The growth of AI runs parallel to the growth in the generation and processing of huge datasets. With the democratisation of the Internet in the last three decades, unstructured data began accumulating – from online transactions to social media posts and wearable sensor information. Today, over 2.5 quintillion bytes of data are being generated every day. To store all this data and make sense of it, techniques like cloud computing were developed. By the 2010s, a synergy blossomed between data science and AI. Big data analytics laid a foundation for training AI models, and conversely, AI made it easier to collect and process data.
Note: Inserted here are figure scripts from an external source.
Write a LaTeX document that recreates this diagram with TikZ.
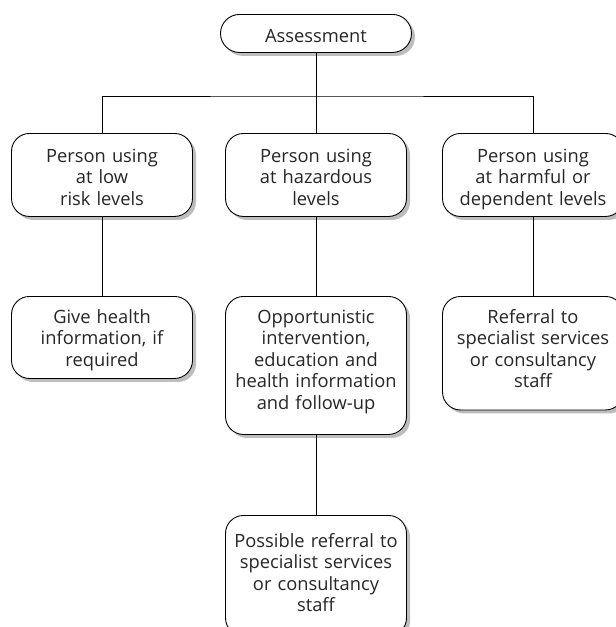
\documentclass[tikz,border=0pt]{standalone}
\usepackage{fontspec}
\setmainfont{Open Sans}
\usetikzlibrary{positioning,shadows}
\newcommand{\tpad}[1]{\rule{0pt}{#1}}
\newcommand{\bpad}[1]{\rule[-#1]{0pt}{#1}}
\begin{document}
\begin{tikzpicture}[x=1pt,y=-1pt,
          every node/.style={font=\fontsize{18.3}{21.5}\selectfont, text=black!85},
          box/.style={draw, line width=0.9pt, fill=white, rounded corners=18pt,
            text width=175pt, inner xsep=3pt, inner ysep=0pt, align=center,
            anchor=north, drop shadow={shadow xshift=3.5pt, shadow yshift=-3.5pt,
            fill=black!26, opacity=1}},
          ln/.style={line width=0.9pt}]
        \useasboundingbox (0,0) rectangle (616,627);
        \node[box, text width=185pt, rounded corners=19pt] (asmt) at (316,14)
        {\tpad{28pt}Assessment\bpad{10pt}};
        % first row
        \node[box] (low) at (102,133)
        {\tpad{29pt}Person using\\at low\\risk levels\bpad{11pt}};
        \node[box] (haz) at (316,133)
        {\tpad{29pt}Person using\\at hazardous\\levels\bpad{11pt}};
        \node[box] (harm) at (533,133)
        {\tpad{29pt}Person using\\at harmful or\\dependent levels\bpad{11pt}};
        % second row
        \node[box] (info) at (102,296)
        {\tpad{27pt}Give health\\information, if\\required\bpad{12pt}};
        \node[box] (opp) at (316,296)
        {\tpad{27pt}Opportunistic\\intervention,\\education and\\health information\\and follow-up\bpad{25pt}};
        \node[box] (spec) at (533,296)
        {\tpad{27pt}Referral to\\specialist services\\or consultancy\\staff\bpad{22pt}};
        % third row
        \node[box] (poss) at (316,515)
        {\tpad{32pt}Possible referral to\\specialist services\\or consultancy\\staff\bpad{24pt}};
        \coordinate (bus) at (316,96);
        \draw[ln] (asmt.south) -- (bus);
        \draw[ln] (low.north) |- (bus) -| (harm.north);
        \draw[ln] (bus) -- (haz.north);
        \draw[ln] (low) -- (info); \draw[ln] (haz) -- (opp);
        \draw[ln] (harm) -- (spec); \draw[ln] (opp) -- (poss);
      \end{tikzpicture}
\end{document}
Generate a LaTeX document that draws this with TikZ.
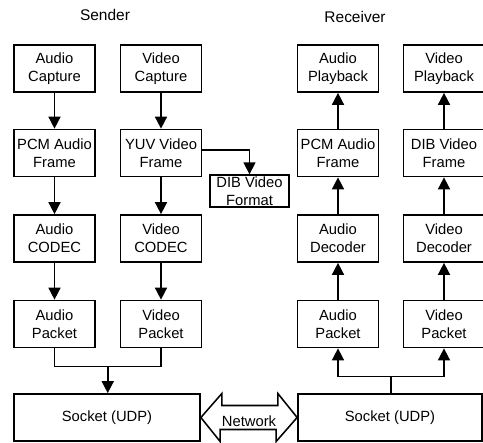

In the 2010s, deep learning involving multilayered neural networks was used to train computers to follow decision-making patterns similar to those of humans. Where traditional machine learning with a single neural network relied on labelled data, the presence of three or four neural networks could process unstructured data and extract patterns. This was facilitated by zero-shot learning, a technique that helps models classify previously unseen data without training. This improved algorithms for object detection and image classification. Unlabelled images of cats were among the first to be recognised by a Google-developed neural network in 2012.
The ImageNet project, a visual database started by Stanford data scientist Fei-Fei Li in 2007, has played a key role in advancing computer vision. A visual database for researchers to benchmark their machine learning (ML) models, it has collected over 14 million annotated images so far. Meanwhile, research in speech recognition and generation brought forth the era of voice assistants like Siri and Alexa.